_The problem_:
Skip the pictures, please, and write out exactly the lines from the opening of the data through the line containing "(cap-a) at (104,456)".

Dataset content start

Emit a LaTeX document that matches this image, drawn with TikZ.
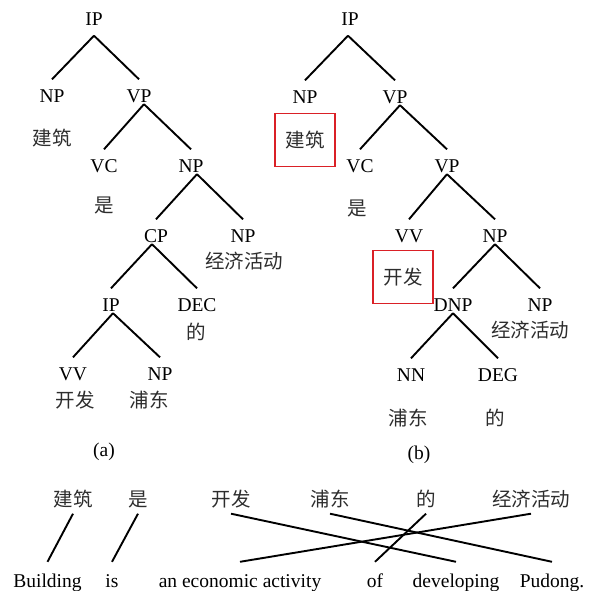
\documentclass[tikz,border=0pt]{standalone}
\usepackage{fontspec}
\setmainfont{Liberation Serif}
\newfontfamily\cjk{Noto Sans CJK SC}
\usepackage{xcolor}
\usepackage{tikz}
\definecolor{boxred}{RGB}{218,32,38}
\definecolor{zhgray}{RGB}{45,45,45}

\begin{document}
\begin{tikzpicture}[x=1pt, y=-1pt,
    tag/.style={anchor=base, inner sep=0pt, text height=23pt, text depth=1.5pt, font=\fontsize{19.5}{22}\selectfont},
    root/.style={tag, text depth=10pt},
    zh/.style={anchor=base, inner sep=0pt, text height=16pt, text depth=2pt, text=zhgray, font=\cjk\fontsize{19.5}{22}\selectfont},
    hlbox/.style={zh, draw=boxred, line width=1.5pt, minimum width=60pt, minimum height=53pt},
    src/.style={zh, text depth=7.5pt},
    tgt/.style={anchor=base, inner sep=0pt, text height=25.5pt, text depth=0pt, font=\fontsize{19.5}{22}\selectfont},
    branch/.style={line width=1.9pt},
    link/.style={line width=1.9pt}]
    \useasboundingbox (0,0) rectangle (589,591);

    % tree (a)
    \node[root] (a-ip) at (94,25.5) {IP};
    \node[tag] (a-np) at (52,102.5) {NP};
    \node[tag] (a-vp) at (139,102.5) {VP};
    \node[zh] (a-jz) at (52,145) {建筑};
    \node[tag] (a-vc) at (104,172.5) {VC};
    \node[tag] (a-np2) at (191,172.5) {NP};
    \node[zh] (a-shi) at (104,212) {是};
    \node[tag] (a-cp) at (156,242.5) {CP};
    \node[tag] (a-np3) at (243,242.5) {NP};
    \node[zh] (a-jj) at (244,268) {经济活动};
    \node[tag] (a-ip2) at (111,311.5) {IP};
    \node[tag] (a-dec) at (197,311.5) {DEC};
    \node[zh] (a-de) at (196,339) {的};
    \node[tag] (a-vv) at (73,380.5) {VV};
    \node[tag] (a-np4) at (160,380.5) {NP};
    \node[zh] (a-kf) at (75,407) {开发};
    \node[zh] (a-pd) at (149,407) {浦东};
    \node[tag] (cap-a) at (104,456) {(a)};

    \draw[branch] (a-ip.south) -- (a-np.north);
    \draw[branch] (a-ip.south) -- (a-vp.north);
    \draw[branch] ([xshift=5pt]a-vp.south) -- (a-vc.north);
    \draw[branch] ([xshift=5pt]a-vp.south) -- (a-np2.north);
    \draw[branch] ([xshift=6pt]a-np2.south) -- (a-cp.north);
    \draw[branch] ([xshift=6pt]a-np2.south) -- (a-np3.north);
    \draw[branch] ([xshift=-4pt]a-cp.south) -- (a-ip2.north);
    \draw[branch] ([xshift=-4pt]a-cp.south) -- (a-dec.north);
    \draw[branch] ([xshift=2pt]a-ip2.south) -- (a-vv.north);
    \draw[branch] ([xshift=2pt]a-ip2.south) -- (a-np4.north);

    % tree (b)
    \node[root] (b-ip) at (350,25.5) {IP};
    \node[tag] (b-np) at (305,103.5) {NP};
    \node[tag] (b-vp) at (395,103.5) {VP};
    \node[hlbox] (b-jz) at (305,147) {建筑};
    \node[tag] (b-vc) at (360,172.5) {VC};
    \node[tag] (b-vp2) at (447,172.5) {VP};
    \node[zh] (b-shi) at (357,215) {是};
    \node[tag] (b-vv) at (409,242.5) {VV};
    \node[tag] (b-np2) at (495,242.5) {NP};
    \node[hlbox] (b-kf) at (403,284) {开发};
    \node[tag] (b-dnp) at (453,311.5) {DNP};
    \node[tag] (b-np3) at (540,311.5) {NP};
    \node[zh] (b-jj) at (530,337) {经济活动};
    \node[tag] (b-nn) at (411,381.5) {NN};
    \node[tag] (b-deg) at (498,381.5) {DEG};
    \node[zh] (b-pd) at (408,425) {浦东};
    \node[zh] (b-de) at (495,425) {的};
    \node[tag] (cap-b) at (419,459) {(b)};

    \draw[branch] ([xshift=-2pt]b-ip.south) -- (b-np.north);
    \draw[branch] ([xshift=-2pt]b-ip.south) -- (b-vp.north);
    \draw[branch] ([xshift=5pt]b-vp.south) -- (b-vc.north);
    \draw[branch] ([xshift=5pt]b-vp.south) -- (b-vp2.north);
    \draw[branch] (b-vp2.south) -- (b-vv.north);
    \draw[branch] (b-vp2.south) -- (b-np2.north);
    \draw[branch] (b-np2.south) -- (b-dnp.north);
    \draw[branch] (b-np2.south) -- (b-np3.north);
    \draw[branch] (b-dnp.south) -- (b-nn.north);
    \draw[branch] (b-dnp.south) -- (b-deg.north);

    % word alignment
    \node[src] (s-jz) at (73,506) {建筑};
    \node[src] (s-shi) at (138,506) {是};
    \node[src] (s-kf) at (231,506) {开发};
    \node[src] (s-pd) at (330,506) {浦东};
    \node[src] (s-de) at (426,506) {的};
    \node[src] (s-jj) at (531,506) {经济活动};

    \node[tgt] (t-bld) at (47.5,587.5) {Building};
    \node[tgt] (t-is) at (112,587.5) {is};
    \node[tgt] (t-act) at (240,587.5) {an economic activity};
    \node[tgt] (t-of) at (375,587.5) {of};
    \node[tgt] (t-dev) at (456,587.5) {developing};
    \node[tgt] (t-pd) at (552,587.5) {Pudong.};

    \draw[link] (s-jz.south) -- (t-bld.north);
    \draw[link] (s-shi.south) -- (t-is.north);
    \draw[link] (s-kf.south) -- (t-dev.north);
    \draw[link] (s-pd.south) -- (t-pd.north);
    \draw[link] (s-de.south) -- (t-of.north);
    \draw[link] (s-jj.south) -- (t-act.north);
\end{tikzpicture}
\end{document}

Dataset content end

_Response to the exercise_:
Emit a LaTeX document that matches this image, drawn with TikZ.
\documentclass[tikz,border=0pt]{standalone}
\usepackage{fontspec}
\setmainfont{Liberation Serif}
\newfontfamily\cjk{Noto Sans CJK SC}
\usepackage{xcolor}
\usepackage{tikz}
\definecolor{boxred}{RGB}{218,32,38}
\definecolor{zhgray}{RGB}{45,45,45}

\begin{document}
\begin{tikzpicture}[x=1pt, y=-1pt,
    tag/.style={anchor=base, inner sep=0pt, text height=23pt, text depth=1.5pt, font=\fontsize{19.5}{22}\selectfont},
    root/.style={tag, text depth=10pt},
    zh/.style={anchor=base, inner sep=0pt, text height=16pt, text depth=2pt, text=zhgray, font=\cjk\fontsize{19.5}{22}\selectfont},
    hlbox/.style={zh, draw=boxred, line width=1.5pt, minimum width=60pt, minimum height=53pt},
    src/.style={zh, text depth=7.5pt},
    tgt/.style={anchor=base, inner sep=0pt, text height=25.5pt, text depth=0pt, font=\fontsize{19.5}{22}\selectfont},
    branch/.style={line width=1.9pt},
    link/.style={line width=1.9pt}]
    \useasboundingbox (0,0) rectangle (589,591);

    % tree (a)
    \node[root] (a-ip) at (94,25.5) {IP};
    \node[tag] (a-np) at (52,102.5) {NP};
    \node[tag] (a-vp) at (139,102.5) {VP};
    \node[zh] (a-jz) at (52,145) {建筑};
    \node[tag] (a-vc) at (104,172.5) {VC};
    \node[tag] (a-np2) at (191,172.5) {NP};
    \node[zh] (a-shi) at (104,212) {是};
    \node[tag] (a-cp) at (156,242.5) {CP};
    \node[tag] (a-np3) at (243,242.5) {NP};
    \node[zh] (a-jj) at (244,268) {经济活动};
    \node[tag] (a-ip2) at (111,311.5) {IP};
    \node[tag] (a-dec) at (197,311.5) {DEC};
    \node[zh] (a-de) at (196,339) {的};
    \node[tag] (a-vv) at (73,380.5) {VV};
    \node[tag] (a-np4) at (160,380.5) {NP};
    \node[zh] (a-kf) at (75,407) {开发};
    \node[zh] (a-pd) at (149,407) {浦东};
    \node[tag] (cap-a) at (104,456) {(a)};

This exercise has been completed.